* **Data listing**
..........

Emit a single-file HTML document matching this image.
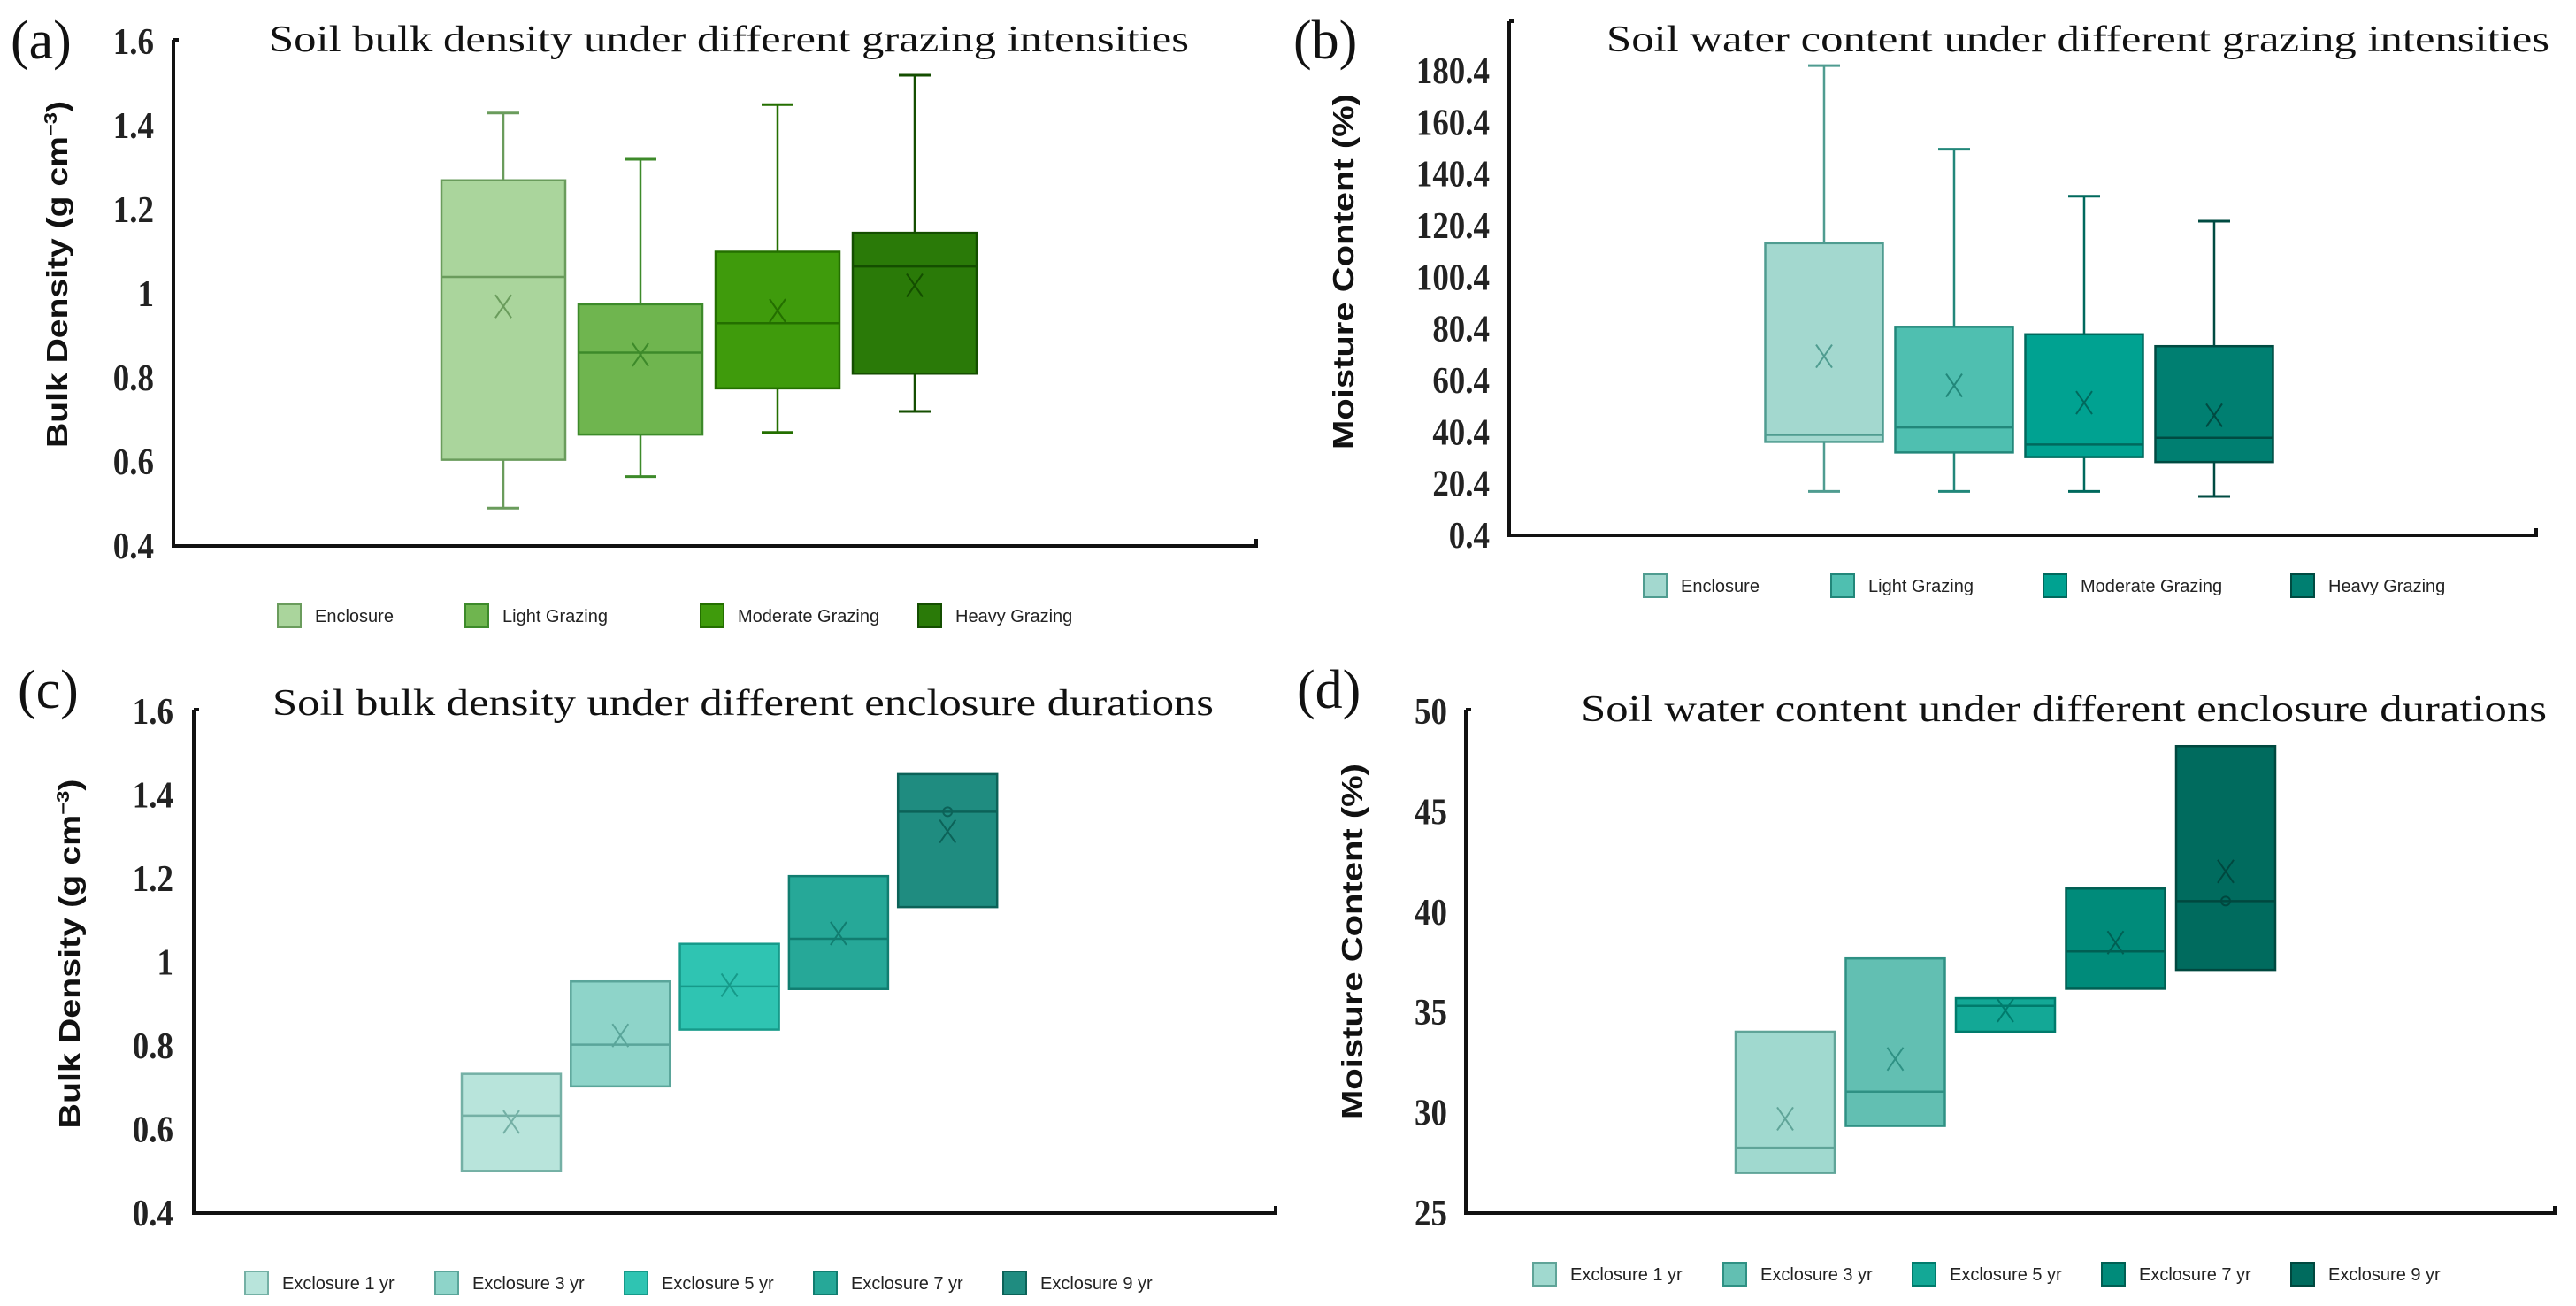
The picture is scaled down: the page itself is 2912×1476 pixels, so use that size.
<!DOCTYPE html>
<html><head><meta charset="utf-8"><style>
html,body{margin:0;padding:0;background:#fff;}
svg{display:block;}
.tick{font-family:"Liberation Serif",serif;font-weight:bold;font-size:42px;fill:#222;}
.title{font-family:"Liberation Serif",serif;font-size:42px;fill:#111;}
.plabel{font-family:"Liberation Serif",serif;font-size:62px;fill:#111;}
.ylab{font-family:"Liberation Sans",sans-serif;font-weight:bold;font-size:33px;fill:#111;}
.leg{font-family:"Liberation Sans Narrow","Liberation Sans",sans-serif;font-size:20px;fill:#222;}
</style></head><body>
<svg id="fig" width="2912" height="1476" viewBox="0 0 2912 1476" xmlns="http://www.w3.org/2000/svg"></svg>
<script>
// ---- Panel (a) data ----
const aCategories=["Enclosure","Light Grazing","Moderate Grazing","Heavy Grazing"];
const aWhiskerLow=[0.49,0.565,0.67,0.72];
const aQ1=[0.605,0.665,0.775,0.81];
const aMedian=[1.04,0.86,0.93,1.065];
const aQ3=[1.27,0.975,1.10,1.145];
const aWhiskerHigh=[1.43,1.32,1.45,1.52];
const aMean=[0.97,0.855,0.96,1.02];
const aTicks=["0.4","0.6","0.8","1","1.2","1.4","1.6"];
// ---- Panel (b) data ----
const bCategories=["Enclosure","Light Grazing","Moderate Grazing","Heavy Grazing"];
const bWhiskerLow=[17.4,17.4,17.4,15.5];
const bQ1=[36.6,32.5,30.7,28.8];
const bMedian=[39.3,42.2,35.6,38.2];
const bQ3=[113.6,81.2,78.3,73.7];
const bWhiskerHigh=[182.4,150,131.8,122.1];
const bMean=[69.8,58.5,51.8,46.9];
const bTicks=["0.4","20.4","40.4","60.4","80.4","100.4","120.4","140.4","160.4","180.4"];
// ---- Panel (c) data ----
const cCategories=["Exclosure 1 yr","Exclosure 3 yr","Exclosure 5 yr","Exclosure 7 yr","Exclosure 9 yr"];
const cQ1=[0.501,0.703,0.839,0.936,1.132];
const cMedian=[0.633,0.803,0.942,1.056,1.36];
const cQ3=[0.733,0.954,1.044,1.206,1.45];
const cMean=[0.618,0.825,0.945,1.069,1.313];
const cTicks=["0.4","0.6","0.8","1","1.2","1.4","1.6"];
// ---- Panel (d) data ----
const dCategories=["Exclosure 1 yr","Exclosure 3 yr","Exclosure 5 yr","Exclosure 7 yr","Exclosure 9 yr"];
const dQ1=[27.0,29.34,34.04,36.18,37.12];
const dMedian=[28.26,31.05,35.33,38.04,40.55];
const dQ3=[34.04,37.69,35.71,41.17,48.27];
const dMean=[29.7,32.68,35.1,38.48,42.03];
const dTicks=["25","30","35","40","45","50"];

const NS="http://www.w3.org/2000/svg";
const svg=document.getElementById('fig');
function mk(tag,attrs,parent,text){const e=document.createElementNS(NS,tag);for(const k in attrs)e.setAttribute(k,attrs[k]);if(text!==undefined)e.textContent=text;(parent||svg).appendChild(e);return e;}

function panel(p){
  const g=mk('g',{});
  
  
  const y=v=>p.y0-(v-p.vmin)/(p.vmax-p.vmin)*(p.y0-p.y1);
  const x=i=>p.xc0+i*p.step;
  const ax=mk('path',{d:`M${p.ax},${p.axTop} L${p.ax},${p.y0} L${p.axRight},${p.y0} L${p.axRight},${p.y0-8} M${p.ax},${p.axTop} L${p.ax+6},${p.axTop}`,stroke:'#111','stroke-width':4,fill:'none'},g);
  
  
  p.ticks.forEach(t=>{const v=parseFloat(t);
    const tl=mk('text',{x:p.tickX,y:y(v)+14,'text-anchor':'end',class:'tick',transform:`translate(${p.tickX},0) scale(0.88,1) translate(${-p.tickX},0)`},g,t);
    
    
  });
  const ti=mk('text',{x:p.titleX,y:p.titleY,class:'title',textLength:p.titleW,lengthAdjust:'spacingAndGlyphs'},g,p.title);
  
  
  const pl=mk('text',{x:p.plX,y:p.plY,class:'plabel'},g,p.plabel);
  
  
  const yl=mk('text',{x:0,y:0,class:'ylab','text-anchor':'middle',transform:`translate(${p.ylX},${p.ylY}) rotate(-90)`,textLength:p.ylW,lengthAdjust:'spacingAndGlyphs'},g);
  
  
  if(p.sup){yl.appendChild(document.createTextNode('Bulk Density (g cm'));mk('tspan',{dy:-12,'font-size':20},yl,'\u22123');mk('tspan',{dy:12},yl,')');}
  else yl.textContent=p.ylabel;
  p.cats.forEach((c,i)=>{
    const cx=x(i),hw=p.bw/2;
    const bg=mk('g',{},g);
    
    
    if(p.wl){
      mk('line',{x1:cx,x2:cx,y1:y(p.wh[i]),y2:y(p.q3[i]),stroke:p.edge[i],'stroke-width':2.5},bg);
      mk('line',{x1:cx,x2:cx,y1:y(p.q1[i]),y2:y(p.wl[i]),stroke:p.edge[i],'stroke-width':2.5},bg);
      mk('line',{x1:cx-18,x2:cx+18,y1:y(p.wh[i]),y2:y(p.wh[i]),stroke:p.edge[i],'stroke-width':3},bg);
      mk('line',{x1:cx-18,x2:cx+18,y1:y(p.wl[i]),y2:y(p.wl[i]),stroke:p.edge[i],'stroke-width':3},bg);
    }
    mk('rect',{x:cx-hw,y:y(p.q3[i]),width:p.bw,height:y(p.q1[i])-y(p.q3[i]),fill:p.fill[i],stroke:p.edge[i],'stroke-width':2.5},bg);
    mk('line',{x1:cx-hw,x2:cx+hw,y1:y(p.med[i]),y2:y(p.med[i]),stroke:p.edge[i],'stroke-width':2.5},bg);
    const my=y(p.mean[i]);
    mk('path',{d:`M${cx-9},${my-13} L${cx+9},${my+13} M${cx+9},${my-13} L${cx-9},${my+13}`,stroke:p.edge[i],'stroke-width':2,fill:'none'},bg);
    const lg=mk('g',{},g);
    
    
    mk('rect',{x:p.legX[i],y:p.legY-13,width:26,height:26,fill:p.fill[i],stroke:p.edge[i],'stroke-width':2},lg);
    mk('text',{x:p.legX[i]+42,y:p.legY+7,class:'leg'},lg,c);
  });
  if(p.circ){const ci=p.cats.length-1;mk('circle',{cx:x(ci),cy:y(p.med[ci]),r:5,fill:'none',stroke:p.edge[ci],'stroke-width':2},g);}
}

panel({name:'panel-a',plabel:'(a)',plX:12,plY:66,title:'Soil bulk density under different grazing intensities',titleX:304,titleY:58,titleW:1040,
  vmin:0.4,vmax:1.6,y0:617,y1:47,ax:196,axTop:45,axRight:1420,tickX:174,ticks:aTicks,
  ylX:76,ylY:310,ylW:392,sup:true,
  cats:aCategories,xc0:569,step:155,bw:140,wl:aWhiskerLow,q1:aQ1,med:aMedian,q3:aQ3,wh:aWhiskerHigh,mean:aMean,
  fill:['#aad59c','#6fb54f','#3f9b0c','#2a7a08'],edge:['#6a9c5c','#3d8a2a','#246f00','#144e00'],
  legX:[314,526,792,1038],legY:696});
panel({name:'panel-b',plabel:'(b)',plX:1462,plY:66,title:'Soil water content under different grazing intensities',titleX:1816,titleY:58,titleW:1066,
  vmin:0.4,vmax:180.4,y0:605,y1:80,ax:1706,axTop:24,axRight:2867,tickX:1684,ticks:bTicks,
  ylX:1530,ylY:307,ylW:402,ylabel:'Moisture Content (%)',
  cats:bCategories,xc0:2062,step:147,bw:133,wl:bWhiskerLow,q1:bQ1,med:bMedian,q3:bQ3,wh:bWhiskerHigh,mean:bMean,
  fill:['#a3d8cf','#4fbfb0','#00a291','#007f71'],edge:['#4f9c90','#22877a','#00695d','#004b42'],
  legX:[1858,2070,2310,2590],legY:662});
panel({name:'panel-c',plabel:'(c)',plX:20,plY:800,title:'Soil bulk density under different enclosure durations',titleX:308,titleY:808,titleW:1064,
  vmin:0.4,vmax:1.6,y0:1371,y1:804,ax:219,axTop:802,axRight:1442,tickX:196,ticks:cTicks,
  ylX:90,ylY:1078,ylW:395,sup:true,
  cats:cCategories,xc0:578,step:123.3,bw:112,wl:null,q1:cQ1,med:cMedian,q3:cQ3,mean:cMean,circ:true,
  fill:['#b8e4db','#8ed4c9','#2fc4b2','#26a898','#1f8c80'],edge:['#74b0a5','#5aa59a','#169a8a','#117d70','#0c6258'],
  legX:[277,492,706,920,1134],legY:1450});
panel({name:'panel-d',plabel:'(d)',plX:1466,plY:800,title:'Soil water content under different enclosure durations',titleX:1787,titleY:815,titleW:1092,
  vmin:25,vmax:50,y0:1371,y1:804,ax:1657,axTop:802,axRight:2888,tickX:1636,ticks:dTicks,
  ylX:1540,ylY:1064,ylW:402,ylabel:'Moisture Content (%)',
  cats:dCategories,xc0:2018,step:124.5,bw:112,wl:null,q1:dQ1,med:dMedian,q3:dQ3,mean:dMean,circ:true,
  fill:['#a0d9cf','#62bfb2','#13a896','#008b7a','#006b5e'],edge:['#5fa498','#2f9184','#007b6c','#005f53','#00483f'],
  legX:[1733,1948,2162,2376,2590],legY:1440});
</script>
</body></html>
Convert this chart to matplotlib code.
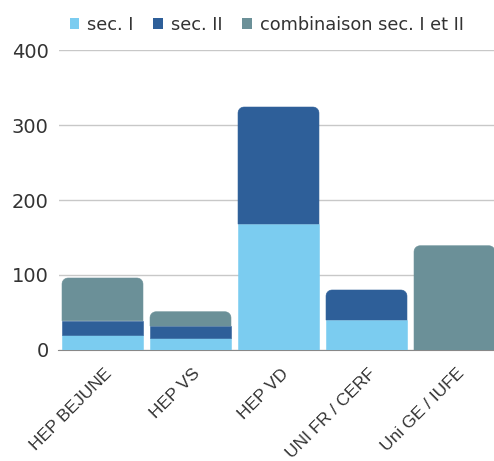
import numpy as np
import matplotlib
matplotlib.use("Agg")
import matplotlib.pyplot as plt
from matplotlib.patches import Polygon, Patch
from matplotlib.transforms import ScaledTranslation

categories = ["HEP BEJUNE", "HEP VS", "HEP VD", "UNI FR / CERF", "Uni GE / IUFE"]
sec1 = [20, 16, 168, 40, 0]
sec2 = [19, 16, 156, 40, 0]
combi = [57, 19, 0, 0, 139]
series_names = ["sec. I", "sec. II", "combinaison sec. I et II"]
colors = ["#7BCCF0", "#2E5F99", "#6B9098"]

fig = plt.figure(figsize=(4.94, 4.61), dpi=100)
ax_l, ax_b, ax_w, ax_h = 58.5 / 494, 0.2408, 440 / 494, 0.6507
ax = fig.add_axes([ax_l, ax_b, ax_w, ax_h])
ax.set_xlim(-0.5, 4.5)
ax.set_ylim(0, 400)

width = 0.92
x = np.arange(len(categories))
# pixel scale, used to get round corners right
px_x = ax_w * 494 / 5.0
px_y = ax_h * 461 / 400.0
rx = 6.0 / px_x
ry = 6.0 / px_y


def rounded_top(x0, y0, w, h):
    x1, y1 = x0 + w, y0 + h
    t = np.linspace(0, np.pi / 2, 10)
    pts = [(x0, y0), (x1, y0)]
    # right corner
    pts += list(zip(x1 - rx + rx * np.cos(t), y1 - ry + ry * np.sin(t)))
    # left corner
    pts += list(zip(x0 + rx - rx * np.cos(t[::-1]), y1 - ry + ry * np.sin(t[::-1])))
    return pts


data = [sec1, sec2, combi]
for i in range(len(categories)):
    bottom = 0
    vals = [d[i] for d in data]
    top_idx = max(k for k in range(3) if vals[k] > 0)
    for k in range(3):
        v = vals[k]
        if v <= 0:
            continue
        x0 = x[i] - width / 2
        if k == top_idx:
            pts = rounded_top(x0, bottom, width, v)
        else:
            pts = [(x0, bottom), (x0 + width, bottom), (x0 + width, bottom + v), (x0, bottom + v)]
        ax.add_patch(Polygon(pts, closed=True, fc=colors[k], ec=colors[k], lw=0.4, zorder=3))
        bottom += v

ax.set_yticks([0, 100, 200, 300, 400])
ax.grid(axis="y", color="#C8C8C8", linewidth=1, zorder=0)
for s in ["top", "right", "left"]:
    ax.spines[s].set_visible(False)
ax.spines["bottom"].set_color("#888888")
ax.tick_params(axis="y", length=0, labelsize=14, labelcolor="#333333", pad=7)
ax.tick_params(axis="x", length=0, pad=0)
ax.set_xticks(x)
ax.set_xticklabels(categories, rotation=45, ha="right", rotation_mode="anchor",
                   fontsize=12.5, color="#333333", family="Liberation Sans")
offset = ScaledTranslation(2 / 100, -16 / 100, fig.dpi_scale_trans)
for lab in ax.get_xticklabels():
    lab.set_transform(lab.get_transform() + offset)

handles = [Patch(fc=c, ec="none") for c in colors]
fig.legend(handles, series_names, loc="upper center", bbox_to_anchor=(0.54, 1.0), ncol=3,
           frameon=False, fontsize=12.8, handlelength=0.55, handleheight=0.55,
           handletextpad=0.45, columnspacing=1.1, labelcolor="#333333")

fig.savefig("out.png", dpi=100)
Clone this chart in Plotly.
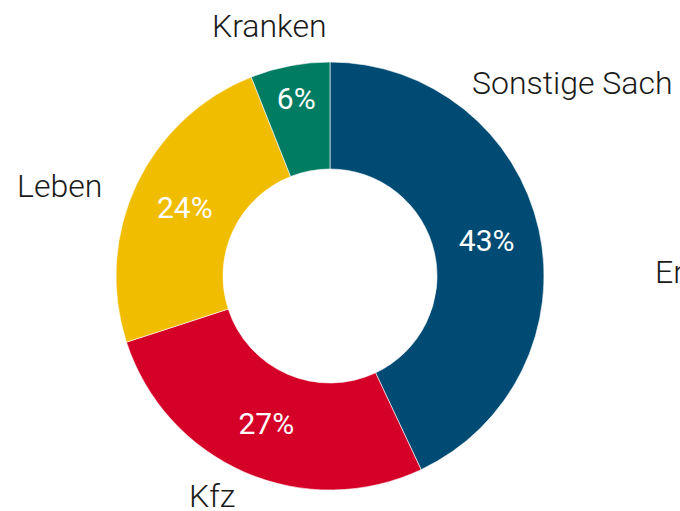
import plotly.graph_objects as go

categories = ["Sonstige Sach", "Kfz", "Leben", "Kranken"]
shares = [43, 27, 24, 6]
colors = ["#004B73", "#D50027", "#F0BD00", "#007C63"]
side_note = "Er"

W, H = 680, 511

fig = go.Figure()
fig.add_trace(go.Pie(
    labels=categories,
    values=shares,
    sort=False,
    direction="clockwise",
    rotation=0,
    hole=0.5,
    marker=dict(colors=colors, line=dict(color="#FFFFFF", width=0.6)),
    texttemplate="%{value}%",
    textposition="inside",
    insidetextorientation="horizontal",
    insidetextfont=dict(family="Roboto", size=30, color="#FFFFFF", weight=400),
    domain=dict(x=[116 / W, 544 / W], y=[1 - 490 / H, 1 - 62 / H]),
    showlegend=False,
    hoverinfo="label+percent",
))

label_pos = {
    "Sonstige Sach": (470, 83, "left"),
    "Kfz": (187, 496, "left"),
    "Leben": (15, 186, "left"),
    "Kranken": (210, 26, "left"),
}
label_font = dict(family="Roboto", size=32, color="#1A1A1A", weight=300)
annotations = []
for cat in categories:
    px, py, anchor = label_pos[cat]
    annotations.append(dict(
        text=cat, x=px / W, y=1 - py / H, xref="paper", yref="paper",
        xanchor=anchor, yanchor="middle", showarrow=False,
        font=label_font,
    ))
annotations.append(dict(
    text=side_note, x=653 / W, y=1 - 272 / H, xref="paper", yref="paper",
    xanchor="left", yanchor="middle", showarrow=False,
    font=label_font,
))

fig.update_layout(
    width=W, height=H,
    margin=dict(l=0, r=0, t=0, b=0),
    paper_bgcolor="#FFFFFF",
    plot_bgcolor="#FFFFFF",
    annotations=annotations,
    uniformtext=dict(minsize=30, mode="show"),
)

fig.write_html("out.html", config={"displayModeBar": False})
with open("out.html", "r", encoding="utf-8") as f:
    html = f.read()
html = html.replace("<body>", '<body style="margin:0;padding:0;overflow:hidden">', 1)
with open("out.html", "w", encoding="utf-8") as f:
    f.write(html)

..........

* **What is needed**
From the records above, copy only the lines running from the line containing "Convert this chart to matplotlib code." to the line containing "ry = 6.0 / px_y", both ends included. Leave the pictures out.

* **In response**
Convert this chart to matplotlib code.
import numpy as np
import matplotlib
matplotlib.use("Agg")
import matplotlib.pyplot as plt
from matplotlib.patches import Polygon, Patch
from matplotlib.transforms import ScaledTranslation

categories = ["HEP BEJUNE", "HEP VS", "HEP VD", "UNI FR / CERF", "Uni GE / IUFE"]
sec1 = [20, 16, 168, 40, 0]
sec2 = [19, 16, 156, 40, 0]
combi = [57, 19, 0, 0, 139]
series_names = ["sec. I", "sec. II", "combinaison sec. I et II"]
colors = ["#7BCCF0", "#2E5F99", "#6B9098"]

fig = plt.figure(figsize=(4.94, 4.61), dpi=100)
ax_l, ax_b, ax_w, ax_h = 58.5 / 494, 0.2408, 440 / 494, 0.6507
ax = fig.add_axes([ax_l, ax_b, ax_w, ax_h])
ax.set_xlim(-0.5, 4.5)
ax.set_ylim(0, 400)

width = 0.92
x = np.arange(len(categories))
# pixel scale, used to get round corners right
px_x = ax_w * 494 / 5.0
px_y = ax_h * 461 / 400.0
rx = 6.0 / px_x
ry = 6.0 / px_y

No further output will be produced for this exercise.